Blog #2 - How Far is Too Far (5/10)
I’d like to think that being a peer mentor is fun and easy--I show up, play some games with some cool children, and I’m being helpful by creating a positive connection between the students and school, and the students and others. Nothing that I haven’t done before (to some extent anyways).
Today made me rethink that.
Because Mr. Robb was out at a meeting, he allowed my students and I to sit in his office. Today was the second time I allowed Hayden to invite a friend to our peer mentoring session and the first time I allowed Gabe to bring a friend. Thing is, Gabe brought two friends, and I thought that would be fine because it meant we could play something like Hedbanz more successfully. Unfortunately, Mr. Robb’s office had no door, so I was constantly worried about the boys making too much noise. I tried my best to ask them to be quieter and use inside voices, but at the end of the day, it didn’t seem like they cared to listen.
Honestly, it felt like I was seeing a whole new side of Gabe. Originally he was just energetic, maybe a little goofy at times. All in all, he was still polite and respectful. But his friends made him 10x more energetic and 10x more goofy to the point where the office ladies next door had to walk into the room and tell them to be quiet because they didn’t understand when it came from me. They still didn’t change their behavior much, but I could tell that when I said it only Gabe really listened, and when the office ladies said it, everyone listened and apologized. Like I said, quiet talk only lasted for around 30 seconds, but it was a bigger response than what I got.
I want to be in control and make sure these kids listen, but it’s a different experience from doing so at my work. You see, I wasn’t given power as an authority, as a staff member, I was given the power of “the friend.”
The power of the friend makes me happy to facilitate other’s joy.
The power of the friend makes me feel like I’m suggesting behavior rather than trying to enforce it.
The power of the friend makes me feel like I can’t speak up as loudly as I would as an authority.
The power of the friend makes me feel embarrassed when other adults comment on the environment I allowed to occur.
Personally, I think the problem is I don’t know Gabe’s friends and they don’t know me, and on top of that I’ve only known Gabe for a month... It doesn’t feel like I have the place to say “Guys, you need to listen and quiet down. You’re being too loud and you’re being disrespectful to all the other people who work in this area.” Maybe I shouldn’t feel like that, but I have to say, telling the girls to quiet down is a heck of a lot easier than the boys.
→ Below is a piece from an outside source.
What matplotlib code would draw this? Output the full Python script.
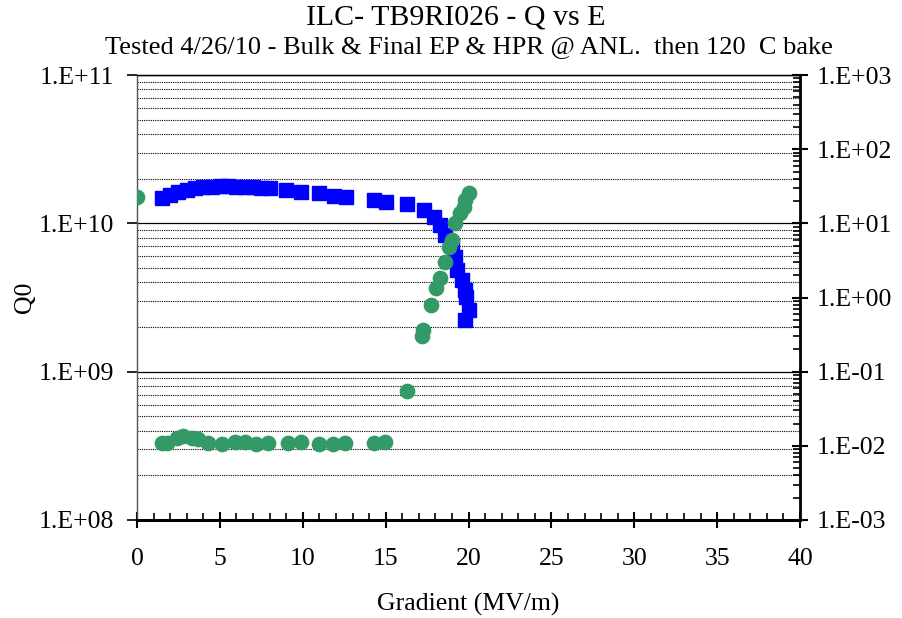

But that doesn’t mean this day got any easier.
You see, Hayden brought Evelynn again. It’s not that Evelynn isn’t a nice kid--it’s just that the way she is quirky isn’t the way you’d expect. Remember when I mentioned the girl who only wanted to play unicorns at recess? Yeah, this would be her.
Nonetheless, I enjoyed my time with her and Hayden the first session, so why would I not let her come back? We decided to play Hedbanz since it was already out from my time with Gabe, and soon moved over to the game Trouble. We were having a fun time from the looks of it, smiles on both their faces as we laughed about certain people having bad turns and such. But then Hayden mentioned something about rolling the die, to which Evelynn made a gesture of slashing her throat, and said “die...get it, like, die?”
Hayden had the most uncomfortable expression I’ve ever seen, and I’m sure I did too. With hesitation, we awkwardly laughed and moved on.
But then throughout the rest of our time, Evelynn seemed to bring up suicide a little too much for my liking, so when they left and Mr. Robb came back, I had to have a word with him. I was stunned and had no idea what to do to address the sort of talk that Evelynn was engaging in.
I’m extremely proud of myself for stepping up and asking Mr. Robb about the situation, because normally I think I would’ve been too anxious to ask about it. I found out that one of Hayden’s friends had recently sent her a message about wanting to kill herself and she may have told Evelynn, but that Evelynn may not have understood the severity of the concept.
This got me thinking. Why does a fourth grader want to commit suicide? Is something wrong in their home life? Is it people at school? Is it the school itself? Is this why peer mentoring exists? Should I be worried that one of my students might think like this? Why does Hayden have to be exposed to a topic like this when she is only 10? Would it be important for me to talk about it with her?
I left the school wondering what my relationship with these kids really was and if it needed to go in a different direction for me to feel more successful as a mentor.